* **SET EXERCISE**: Exactly the lines between the line containing "Emit a Python" and the line containing "return xs, ys", together with those two lines, are to be output.

* **INFORMATION GIVEN**:
START
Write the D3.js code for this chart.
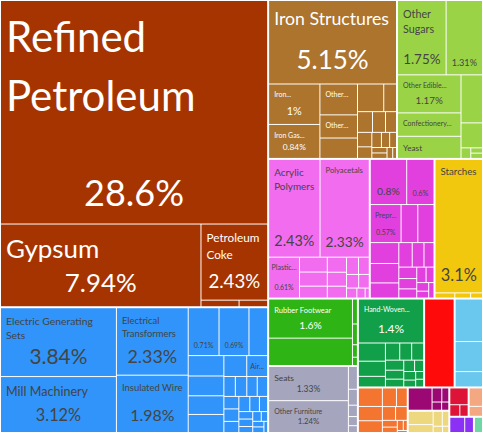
END
START
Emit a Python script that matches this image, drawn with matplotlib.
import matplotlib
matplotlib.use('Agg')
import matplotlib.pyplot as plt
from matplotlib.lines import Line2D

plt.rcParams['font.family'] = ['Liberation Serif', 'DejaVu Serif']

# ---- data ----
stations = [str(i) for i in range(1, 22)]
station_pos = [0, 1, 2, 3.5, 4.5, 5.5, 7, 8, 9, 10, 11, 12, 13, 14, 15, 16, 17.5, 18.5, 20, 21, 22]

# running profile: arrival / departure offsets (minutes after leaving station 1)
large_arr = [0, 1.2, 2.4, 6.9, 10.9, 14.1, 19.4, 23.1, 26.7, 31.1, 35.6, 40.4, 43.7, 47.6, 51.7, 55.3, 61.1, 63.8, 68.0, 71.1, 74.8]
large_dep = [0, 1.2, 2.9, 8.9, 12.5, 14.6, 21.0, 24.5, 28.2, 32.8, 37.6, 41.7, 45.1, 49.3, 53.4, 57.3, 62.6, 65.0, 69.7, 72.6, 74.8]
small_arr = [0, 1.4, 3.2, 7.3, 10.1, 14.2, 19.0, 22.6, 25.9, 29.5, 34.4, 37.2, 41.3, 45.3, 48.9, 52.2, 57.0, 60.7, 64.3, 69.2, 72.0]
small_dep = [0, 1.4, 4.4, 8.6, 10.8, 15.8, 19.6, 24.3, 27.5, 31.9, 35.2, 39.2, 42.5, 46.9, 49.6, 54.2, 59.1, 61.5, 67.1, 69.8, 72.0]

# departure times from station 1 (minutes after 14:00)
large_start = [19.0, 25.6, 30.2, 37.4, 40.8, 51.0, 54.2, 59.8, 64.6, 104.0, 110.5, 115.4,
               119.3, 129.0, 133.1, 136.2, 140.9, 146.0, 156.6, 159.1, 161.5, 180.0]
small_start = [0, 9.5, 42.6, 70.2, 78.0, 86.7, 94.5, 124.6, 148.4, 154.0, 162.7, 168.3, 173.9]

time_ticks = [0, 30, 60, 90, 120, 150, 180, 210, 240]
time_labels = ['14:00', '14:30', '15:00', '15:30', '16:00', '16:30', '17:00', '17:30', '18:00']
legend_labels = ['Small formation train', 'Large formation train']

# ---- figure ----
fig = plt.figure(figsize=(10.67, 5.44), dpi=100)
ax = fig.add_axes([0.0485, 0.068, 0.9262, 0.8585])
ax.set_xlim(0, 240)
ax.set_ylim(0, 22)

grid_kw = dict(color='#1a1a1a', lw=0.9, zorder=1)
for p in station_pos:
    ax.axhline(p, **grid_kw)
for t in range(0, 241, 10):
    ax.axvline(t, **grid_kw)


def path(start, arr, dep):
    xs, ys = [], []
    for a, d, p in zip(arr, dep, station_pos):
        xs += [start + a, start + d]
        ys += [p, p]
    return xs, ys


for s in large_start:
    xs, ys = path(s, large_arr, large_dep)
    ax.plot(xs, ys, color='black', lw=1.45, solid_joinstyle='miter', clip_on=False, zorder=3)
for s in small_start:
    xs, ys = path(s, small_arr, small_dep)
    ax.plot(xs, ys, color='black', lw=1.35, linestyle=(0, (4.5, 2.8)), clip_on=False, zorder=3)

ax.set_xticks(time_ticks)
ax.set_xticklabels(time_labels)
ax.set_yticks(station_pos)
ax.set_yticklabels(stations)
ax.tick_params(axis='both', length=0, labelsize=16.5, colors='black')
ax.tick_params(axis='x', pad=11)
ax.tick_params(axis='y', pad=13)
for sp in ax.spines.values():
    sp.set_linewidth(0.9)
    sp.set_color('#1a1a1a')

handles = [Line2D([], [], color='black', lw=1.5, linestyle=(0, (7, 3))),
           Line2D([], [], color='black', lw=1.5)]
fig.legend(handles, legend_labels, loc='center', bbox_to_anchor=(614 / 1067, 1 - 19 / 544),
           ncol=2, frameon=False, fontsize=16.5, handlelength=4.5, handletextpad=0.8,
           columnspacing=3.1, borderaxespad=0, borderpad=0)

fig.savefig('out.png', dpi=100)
END
* **THE RESULT**:
Emit a Python script that matches this image, drawn with matplotlib.
import matplotlib
matplotlib.use('Agg')
import matplotlib.pyplot as plt
from matplotlib.lines import Line2D

plt.rcParams['font.family'] = ['Liberation Serif', 'DejaVu Serif']

# ---- data ----
stations = [str(i) for i in range(1, 22)]
station_pos = [0, 1, 2, 3.5, 4.5, 5.5, 7, 8, 9, 10, 11, 12, 13, 14, 15, 16, 17.5, 18.5, 20, 21, 22]

# running profile: arrival / departure offsets (minutes after leaving station 1)
large_arr = [0, 1.2, 2.4, 6.9, 10.9, 14.1, 19.4, 23.1, 26.7, 31.1, 35.6, 40.4, 43.7, 47.6, 51.7, 55.3, 61.1, 63.8, 68.0, 71.1, 74.8]
large_dep = [0, 1.2, 2.9, 8.9, 12.5, 14.6, 21.0, 24.5, 28.2, 32.8, 37.6, 41.7, 45.1, 49.3, 53.4, 57.3, 62.6, 65.0, 69.7, 72.6, 74.8]
small_arr = [0, 1.4, 3.2, 7.3, 10.1, 14.2, 19.0, 22.6, 25.9, 29.5, 34.4, 37.2, 41.3, 45.3, 48.9, 52.2, 57.0, 60.7, 64.3, 69.2, 72.0]
small_dep = [0, 1.4, 4.4, 8.6, 10.8, 15.8, 19.6, 24.3, 27.5, 31.9, 35.2, 39.2, 42.5, 46.9, 49.6, 54.2, 59.1, 61.5, 67.1, 69.8, 72.0]

# departure times from station 1 (minutes after 14:00)
large_start = [19.0, 25.6, 30.2, 37.4, 40.8, 51.0, 54.2, 59.8, 64.6, 104.0, 110.5, 115.4,
               119.3, 129.0, 133.1, 136.2, 140.9, 146.0, 156.6, 159.1, 161.5, 180.0]
small_start = [0, 9.5, 42.6, 70.2, 78.0, 86.7, 94.5, 124.6, 148.4, 154.0, 162.7, 168.3, 173.9]

time_ticks = [0, 30, 60, 90, 120, 150, 180, 210, 240]
time_labels = ['14:00', '14:30', '15:00', '15:30', '16:00', '16:30', '17:00', '17:30', '18:00']
legend_labels = ['Small formation train', 'Large formation train']

# ---- figure ----
fig = plt.figure(figsize=(10.67, 5.44), dpi=100)
ax = fig.add_axes([0.0485, 0.068, 0.9262, 0.8585])
ax.set_xlim(0, 240)
ax.set_ylim(0, 22)

grid_kw = dict(color='#1a1a1a', lw=0.9, zorder=1)
for p in station_pos:
    ax.axhline(p, **grid_kw)
for t in range(0, 241, 10):
    ax.axvline(t, **grid_kw)


def path(start, arr, dep):
    xs, ys = [], []
    for a, d, p in zip(arr, dep, station_pos):
        xs += [start + a, start + d]
        ys += [p, p]
    return xs, ys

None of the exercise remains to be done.